Jesus knew that just talking about it wouldn’t be enough. God’s story would be told in his body, and in the bodies of his friends, at that very time. Taking a towel, he poured out love to wash away all that holds us in the past. Lifting bread and cup, he promised that his own body would nourish ours with forgiveness and hope. Singing the oldest songs he knew, Jesus charged us with a new commandment empowering us to serve our neighbors, to hold the vulnerable, to cross borders, to embrace the brokenness of our world, to wipe away the forces that try to separate us from each other, and to be restored to goodness, even if he would give up his life to show us what it looked like.
What story is God telling in your body tonight?
UCC Pastor Vince Amlin says that “every person’s story is holy[iii].” Since “God chooses to be present in real life and real bodies,” all of our stories are sacred. In the church he serves in Chicago, Pastor Amlin leads a liturgy which is shaped by people telling in the light of the gospel, discovering in their own stories ways God has been making them new.
It’s the incarnational truth in all of the stories we tell – they happen not just in theory; they happen not only 2 or 3000 years ago, in a distant part of the world. God’s stories are happening now, in our bodies and time.
Have you felt them? Where has God been nourishing you to quiet those “kicks in the stomach”? Where is God helping you reframe painful experiences in your past through a prism of grace and new life? How is God writing love and compassion into the dusty, tired parts of your journey?

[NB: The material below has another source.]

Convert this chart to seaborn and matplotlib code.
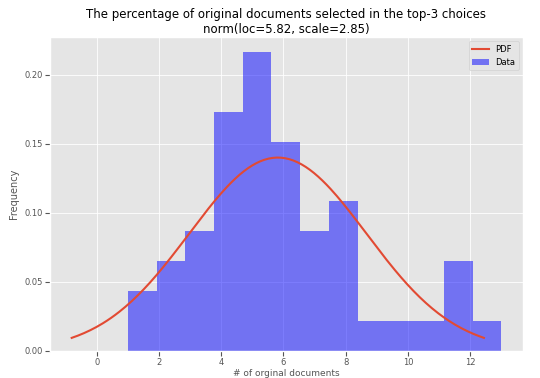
import numpy as np
import pandas as pd
import seaborn as sns
import matplotlib
matplotlib.use('Agg')
import matplotlib.pyplot as plt

# number of original documents (1..13) and how often each occurred
n_docs = [1, 2, 3, 4, 5, 6, 7, 8, 9, 10, 11, 12, 13]
counts = [2, 3, 4, 8, 10, 7, 4, 5, 1, 1, 1, 3, 1]

data = np.repeat(n_docs, counts)
loc = data.mean()
scale = data.std()

# normal pdf between the 1% and 99% quantiles
z99 = 2.3263
xs = np.linspace(loc - z99 * scale, loc + z99 * scale, 200)
pdf = np.exp(-0.5 * ((xs - loc) / scale) ** 2) / (scale * np.sqrt(2 * np.pi))

plt.style.use('ggplot')
fig, ax = plt.subplots(figsize=(5.4, 3.78), dpi=100)
fig.subplots_adjust(left=0.093, right=0.968, top=0.902, bottom=0.072)

sns.lineplot(x=xs, y=pdf, color='#E24A33', lw=1.5, label='PDF', ax=ax)
sns.histplot(x=data, bins=13, stat='density', color='blue', alpha=0.5,
             edgecolor='none', linewidth=0, label='Data', ax=ax)

ax.set_title('The percentage of original documents selected in the top-3 choices\n'
             'norm(loc=%.2f, scale=%.2f)' % (loc, scale), fontsize=8.5, pad=3)
ax.set_xlabel('# of orginal documents', fontsize=6.5, labelpad=1)
ax.set_ylabel('Frequency', fontsize=7)
ax.tick_params(labelsize=6, pad=2)
ax.grid(color='white', linewidth=0.6)
ax.set_yticks([0, 0.05, 0.10, 0.15, 0.20])
ax.yaxis.set_major_formatter(matplotlib.ticker.FormatStrFormatter('%.2f'))
ax.legend(loc='upper right', fontsize=6)

fig.savefig('out.png', dpi=100)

How is God’s commandment to love your neighbor giving you courage to start a new faith practice? Will you let God wash away the old feelings of powerlessness with a new perspective or resolve to make the world a better place?
Tonight, at this family table, take the gifts of God’s new story and be fed with compassion and hope. Maybe you will dare to have your feet washed, feeling God’s grace stream over your body in that strange but gentle act. Maybe you will taste the kindness of forgiveness in the bread and wine. Maybe you will share the peace in a way that will communicate a new compassion to yourself and your neighbor.
Tonight we are invited into God’s story, which is being sung right now in our bodies and time. And because God is faithful, we can trust that love will find a way to lead us into life through these stories, even yet.
[i] Our Stories, Paul Friesen-Carper.
[ii] Dan P McAdams, “Life Story,” http://onlinelibrary.wiley.com/doi/abs/10.1002/9781118521373.wbeaa141
[iii] Celeste Kennel-Shaknk, “Every Story is a God Story,” Christian Century, April 24, 2019, p. 26.